3/ chest breathing. as a result of the above focus on breath/bandhas and increasing oxygen, I have noticed that I am breathing more deeply, more slowly, and with increased chest/ribcage action and less in the way of “belly breathing”.
4/ holding upward dog. this is a great add to balance all the forward bends of primary series.
5/ “lengthen on the inhale, deepen on the exhale”. also supremely useful. (I hope you are getting royalties from swenson !!) ……….
the stomach exercises and the 5 leg exercises to open up the lower back are just great; I don’t always remember to do them, bit I find that my practice is smoother and easier when I do.
A FEW RANDOM THOUGHTS
More or less FYI, and in no particular order of importance:
1/ the focus on no injury / no pain, Vol. II. one of your main points got me thinking – apart from some obvious applications like avoiding or modifying headstand, chakrasana, or not doing scorpion after drinking a 6-pack – where the main injury / pain issues are likely to be for most people. A/ particularly when I just started practicing, I had a lot of lower back pain, which I believe was from poorly done upward dogs. I suppose this can be avoided by your regimen of doing a cobra vs the upward dog with legs raised, but this might be a place to focus for people who want to accomplish the full pose – IE, to really break it down how to do this pose properly (IE, chest out, shoulders tucked in, maybe arms not entirely straight to facilitate this, etc.). B/ one area that is not so bad for me, but that I see a lot in class and cringe, is when stiff people try to torque themselves into half lotus, such as marichyasana B and D and ABP paschimottanasana. in short, I think it is very useful to emphasize focus on certain poses (as you did with the marichyasanas), over and above the obvious culprits, where people may injure themselves.

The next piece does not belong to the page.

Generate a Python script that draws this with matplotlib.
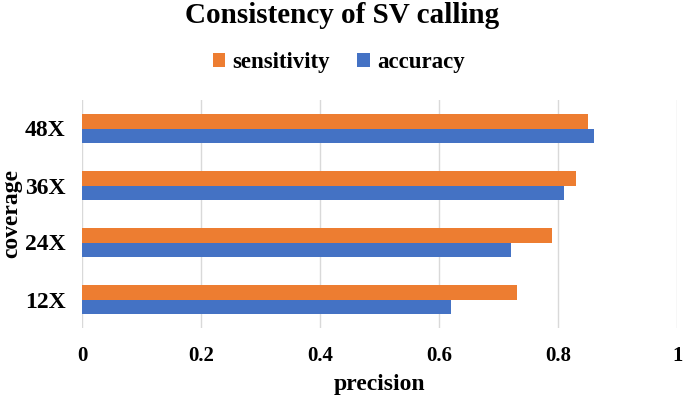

2/ exercises, Vol. II. those exercises are so beneficial, I started thinking about others that might be useful. A/ I am starting to incorporate three others into my routine, standing ones to balance your seated ones: (i) open stance, legs hip distance apart, hands clasped behind the back (as in pasarita padottanasana C), then fold down, head to legs, then fold up and stretch back, chest puffed out; (ii) legs hip distance apart; hands to the sides, side bend right, right hand to knee or below, left arm follows the side up to the armpit; then repeat other direction (this also starts to work the neck); and (iii) just standing upright, doing circles each direction with head / neck (this seems to continue from the prior exercise and I can hear a lot of crunching noises going on in my neck – which feels good and I assume is good !!).
3/ exercises, Vol. III. every Saturday at the shala we have an “ashtanga improv” class – sometimes this is just a watered down primary series, but some teachers really mix it up and try some funky stuff. for me the best part of this is always the hip-opening exercises, and (again, for me) the most useful ones are: A/ pigeon (this one is just great); B/ cradling one leg in seated position (as if you were preparing for janu sirsasana C) and then elevating it upwards and swinging it back and forth vigorously; and C/ in downward dog, raise one leg straight up as far as possible, then torque it back to the other side (opening the chest and getting a good back bend in also). as far as I can tell, pigeon is not in any of the ashtanga series, but it seems an underrated and very useful pose/exercise.
4/ holding upward dog, Vol. II. the notion here is to further supplement primary series with postures/exercises that either balance it out or help open you up. I can think of two: A/ along the lines of holding the upward dog longer / getting more backbending into the primary series, sometimes I like to work ushtrasana into the closing sequence; and B/ along the lines of opening up the hips, sometimes I will throw in a pigeon or one of the other hip openers noted directly above.
5/ bandhas, Vol. II. even an advanced beginner tends to understand (“in theory”) how fundamental/essential the bandhas are to the practice, in the sense that “without them it’s just exercise”. however, I believe it is also true that most people are confused to some degree in their application – and I’m not talking about the fact that it may take years before one can do this on a deep level thru an entire practice. rather, I think there are some points that could use elaborating, as I know it has created some confusion for me (and some others I have spoken to), to wit: A/ the intensity of mula bandha (>> cracking zen walnuts); and in particular, B/ the relationship between mula bandha (MB) and uddiyana bandha (UB). for example, sometimes UB seems to be included within a properly executed MB – do one, get one free type of thing. however, in some positions this does not seem to be the case (like the bends for example, where I find you really have to focus independently on UB for it to kick in). more to the point, sometimes it seems important to separate the two or it will have the effect of constricting the breath / making deep breathing difficult. in particular here, if UB makes the stomach too rigid, this can make a deep inhale difficult, at which point all hell breaks loose and you just have to release everything and start again. so I kind of synthesize this as: the MB is the only real constant; sometimes UB comes along for the ride, and sometimes it goes a la carte; when it goes a la carte, UB has to be modulated on the inhale / exhale to allow full breathing. another way to think of this is the image in swenson’s book (p. 10), of the string attached to the spine two inches below the navel – IE, where UB is not so much a “crack walnuts” bandha, as a limitation on belly-breathing, so there is some flex where needed, but not so much where your belly pops out and you get away from chest breathing. also, when I find I am doing UB “a la carte”, I find it useful to emphasize it at the end of the exhale – to empty the lungs fully – and then relax it a bit on the inhale. or something like that ………
SO: dassit for my ruminations and some follow-up thoughts. thanks again for the workshop, which was instructive, illuminating, and simply lots of fun. it was both a privilege and a real pisser to practice with you, and it is nice to have your residual vibe in our daily practice space.